Treasurer Lynn Fitch, a Republican, has said she also is running for attorney general. She is finishing her second term as treasurer.

State Rep. David Baria, D-Bay St. Louis, has made no announcement after his unsuccessful campaign this year against incumbent U.S. Sen. Roger Wicker, a Tupelo Republican, but he would have enhanced statewide name identification because of that campaign.

Mike Espy would be a formidable candidate for attorney general and is viewed as a possibility for that office by some. The Madison attorney, who previously served as a U.S. House member and secretary of agriculture, re-entered public life after a 25 year absence to run in the special election this year to replace long-time U.S. Sen. Thad Cochran, who retired for health reasons. Espy would be viewed as a strong candidate for any statewide office he might decide to pursue. As an attorney, the office of attorney general seems like a natural fit.


State Sen. Michael Watson, R-Pascagoula, after serving three terms in the state Legislature, said he is planning to run for the statewide office.

Jackson attorney Vickie Slater is rumored to be candidate for the office. She has spoken to Democratic officials about a possible run. In 2015, Slater was viewed as the leading Democratic candidate for governor, but was upset in the primary by truck driver Robert Gray.

Former Hattiesburg mayor Johnny DuPree has been cited by Democratic officials as a possible candidate for the post. In 2011 he was the first African American to win a primary election to be a major party’s nominee for governor in the modern era.


Republican Shad White, who was appointed to the post by Gov. Phil Bryant this summer when incumbent Stacey Pickering stepped down to head the state Veterans Affairs Board. White has said he will run for a four year term.


Republican David McRae ran and lost to incumbent Lynn Fitch in 2015. The Madison County resident has said he plans to run again in 2019.

Southern District Public Service Commissioner Sam Britton, a Jones Countian, is viewed as a likely candidate for treasurer after serving one term as a Public Service commissioner.

State. Sen. Buck Clarke, R-Hollandale, has announced for the post. Clarke also has been mentioned as possible candidate for secretary of state.


Republican incumbent Mike Chaney is expected to vie for his fourth term in the post. He is a former legislator.

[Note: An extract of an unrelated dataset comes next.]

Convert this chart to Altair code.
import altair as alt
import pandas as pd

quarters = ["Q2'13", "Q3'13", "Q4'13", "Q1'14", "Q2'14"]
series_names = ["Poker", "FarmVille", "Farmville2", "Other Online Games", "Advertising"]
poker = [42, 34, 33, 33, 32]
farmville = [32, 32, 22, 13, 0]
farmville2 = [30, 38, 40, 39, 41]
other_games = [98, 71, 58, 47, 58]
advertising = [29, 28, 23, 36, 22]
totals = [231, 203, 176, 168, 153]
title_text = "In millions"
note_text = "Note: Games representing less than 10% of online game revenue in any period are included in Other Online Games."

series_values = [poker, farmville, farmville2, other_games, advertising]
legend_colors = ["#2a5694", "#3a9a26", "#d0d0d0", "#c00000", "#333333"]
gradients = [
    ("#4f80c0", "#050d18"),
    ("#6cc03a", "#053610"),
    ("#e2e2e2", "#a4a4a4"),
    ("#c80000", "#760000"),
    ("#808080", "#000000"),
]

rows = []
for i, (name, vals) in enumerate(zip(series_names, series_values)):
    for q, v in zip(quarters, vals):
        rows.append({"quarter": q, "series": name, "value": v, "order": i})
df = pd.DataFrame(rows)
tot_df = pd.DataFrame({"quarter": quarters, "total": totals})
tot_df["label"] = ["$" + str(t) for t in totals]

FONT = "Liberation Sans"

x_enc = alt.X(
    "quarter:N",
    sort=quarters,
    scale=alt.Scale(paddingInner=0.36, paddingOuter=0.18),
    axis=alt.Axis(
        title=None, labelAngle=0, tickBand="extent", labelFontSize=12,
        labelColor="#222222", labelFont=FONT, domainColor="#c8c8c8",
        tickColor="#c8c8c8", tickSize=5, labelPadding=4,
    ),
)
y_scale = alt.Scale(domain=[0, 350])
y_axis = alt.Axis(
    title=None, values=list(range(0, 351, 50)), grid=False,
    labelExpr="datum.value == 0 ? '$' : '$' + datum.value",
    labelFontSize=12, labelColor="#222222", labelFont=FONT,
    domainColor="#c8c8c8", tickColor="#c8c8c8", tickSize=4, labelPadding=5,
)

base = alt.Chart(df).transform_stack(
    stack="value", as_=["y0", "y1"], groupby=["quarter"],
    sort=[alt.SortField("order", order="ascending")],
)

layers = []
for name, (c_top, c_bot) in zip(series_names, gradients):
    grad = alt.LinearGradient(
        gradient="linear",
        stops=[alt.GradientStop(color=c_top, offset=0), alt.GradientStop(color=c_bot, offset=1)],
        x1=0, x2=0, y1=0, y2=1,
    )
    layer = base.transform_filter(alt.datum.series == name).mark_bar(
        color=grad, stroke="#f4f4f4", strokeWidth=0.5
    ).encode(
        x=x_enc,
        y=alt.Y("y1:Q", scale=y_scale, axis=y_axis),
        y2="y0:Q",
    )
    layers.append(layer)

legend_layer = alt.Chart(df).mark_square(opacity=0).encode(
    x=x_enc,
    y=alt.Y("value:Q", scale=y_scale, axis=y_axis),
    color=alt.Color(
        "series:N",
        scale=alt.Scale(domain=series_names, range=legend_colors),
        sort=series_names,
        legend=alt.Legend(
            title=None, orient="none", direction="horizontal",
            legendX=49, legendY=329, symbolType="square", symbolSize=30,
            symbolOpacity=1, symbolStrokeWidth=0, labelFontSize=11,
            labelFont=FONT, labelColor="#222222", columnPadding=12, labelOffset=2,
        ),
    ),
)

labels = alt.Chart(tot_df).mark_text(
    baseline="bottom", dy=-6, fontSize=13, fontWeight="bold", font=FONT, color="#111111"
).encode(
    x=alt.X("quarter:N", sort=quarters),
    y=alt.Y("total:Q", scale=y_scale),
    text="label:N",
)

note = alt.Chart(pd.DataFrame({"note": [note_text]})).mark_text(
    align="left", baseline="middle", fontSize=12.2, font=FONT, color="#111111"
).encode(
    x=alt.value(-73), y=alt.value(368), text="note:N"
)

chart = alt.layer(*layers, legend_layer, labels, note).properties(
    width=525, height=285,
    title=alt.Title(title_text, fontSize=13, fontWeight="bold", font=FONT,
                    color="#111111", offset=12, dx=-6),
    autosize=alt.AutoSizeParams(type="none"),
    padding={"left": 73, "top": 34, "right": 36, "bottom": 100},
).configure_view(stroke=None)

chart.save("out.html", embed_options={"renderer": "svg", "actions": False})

Republican incumbent Andy Gipson of Braxton was appointed to the post by Gov. Phil Bryant after the governor appointed incumbent Cindy Hyde-Smith to the vacant Senate post. Gipson, a former state House member, has said he will run for a full four year term.

Perry Parker, a farmer and retired Wall Street executive from Covington County, is rumored to be a candidate. He ran an unsuccessful campaign  in 2018 for 3rd District U.S.  House seat.

State Rep. Michael Ted Evans, D-Preston, is rumored for the post. Democratic officials tout Evans as a possible candidate for the post. The state House member ran an unsuccessful campaign for the 3rd District U.S. House seat this past year.